Are multiple kinds of attractors (chaotic and otherwise) possible within a single system of differential equations?

Question

I’m looking for any $n$-dimensional system of first order differential equations where depending on the initial conditions you can end up in a number of attractors, for example multiple chaotic orbits, fixed points, periodic etc. More specifically, I’m looking for a system that has two or more different chaotic attractors with optionally period orbits or fixed points.

I have only ever seen one system that happened to be three-dimensional which had two chaotic attractors and they had the property of being identical – reflected across the origin. I can't remember what it was.

One thing I’m currently exploring is random matrices, as they appear to have some peculiar properties (complex uniformly distributed eigenvectors). If you use them as a linkage/weighting matrix in a dynamical system, chaotic behavior is trivial to achieve, but I’m not certain that they have multiple distinct orbits.

Answer 1

There is a straightforward (but somewhat tedious to execute) way to construct such a system from scratch. I talk in terms of flows (instead of systems of differential equations) since I find this more intuitive for this procedure.

1. Take some same-dimensional flows with whatever attractors (red) you want. I illustrate them as mirrored limit cycles because I am lazy and due to the limits of two dimensions, but the procedure is general:

   

2. Move the flows so that the attractors do not overlap. In the illustration I only move the right flow to the right:

   

3. Create a new flow that is defined piecewise such that in a neighbourhood of each attractor (blue background), the corresponding flow applies:

   

4. Extend this piecewise definition to fill the rest of the phase space and connect the neighbourhoods of the attractors in a manner that fulfils your desires of continuity:

   

Now, for each of your attractors, there is a neighbourhood for which nothing changed (except the offset), so it’s still an attractor.

Any perturbation that will bring the state over the separatrix between the two basins of attraction can bring the system from one attractor to the other. In our example, this separatrix is the straight vertical arrows in the middle in the illustration and the blue arrow illustrates one such perturbation:

If your perturbation comes from noise, this is called noise-induced attractor hopping.

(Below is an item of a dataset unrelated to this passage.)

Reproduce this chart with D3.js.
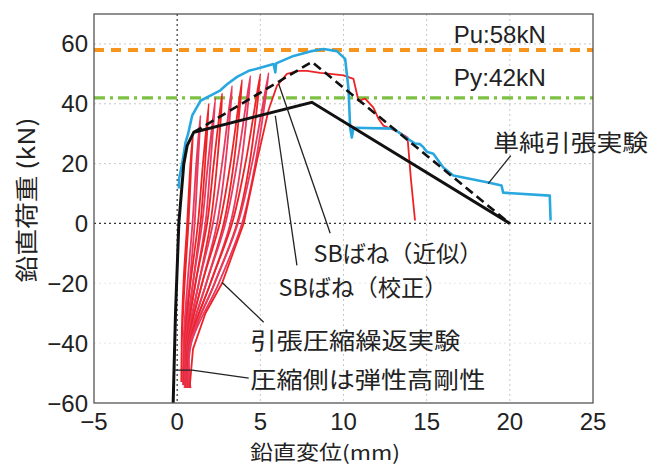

The general phenomenon of multiple attractors is called multistability, though this says nothing about the type of attractors differing.

Answer 2

This answer provided to an earlier edition of the question, which asked if "you can end up in a number of attractors - for example multiple chaotic orbits, fixed points, . . . "

Here we provide a class of first order ordinary differential equations on $\Bbb R^n$ the members of which may have any positive integral number of attracting point equilibria:

Consider the one-dimensional system

$\dot x_1 = x_1 - x_1^3 = x_1(1 - x_1^2); \tag 1$

it is easy to see that this system has attractors at $x_1 = \pm 1$ and a repelling point at $x_1 = 0$. Now consider the $n$-dimensional system

$\dot x_1 = x_1 - x_1^3, \tag 2$

$\dot x_i = k_i x_i, \; k_i < 0, \; 2 \le i \le n; \tag 3$

this system also has two attractors, at

$x_1 = \pm 1, \; x_i = 0, \; 2 \le i \le n; \tag 4$

now replace $x_1 - x_1^3$ by a polynomial of the form

$p(x_1) = \displaystyle \prod_{i = 1}^m (\alpha_i - x_1), \tag 5$

where $m$ is a positive odd integer and

$\alpha_1 < \alpha_2 < \ldots < \alpha_{m - 1} < \alpha_m, \tag 6$

that is, $\alpha_i < \alpha_j$ for $i < j$. The system

$\dot x_1 = p(x_1) \tag 7$

has $(m - 1) / 2 + 1$ attractors and $(m - 1) / 2$ repellors. If we now replace (2) by (7) in the $n$-dimensional case, we obtain a system on $\Bbb R^n$ with $(m - 1) / 2 + 1$ attracting points. The non-attracting equilibria are "saddles" or hyperbolic equilibria with an $n - 1$ dimensional space of attracting directions and one repelling direction at each one, these directions corresponding to the eigenvalues of the Jacobean of the vector field given by (7), (3).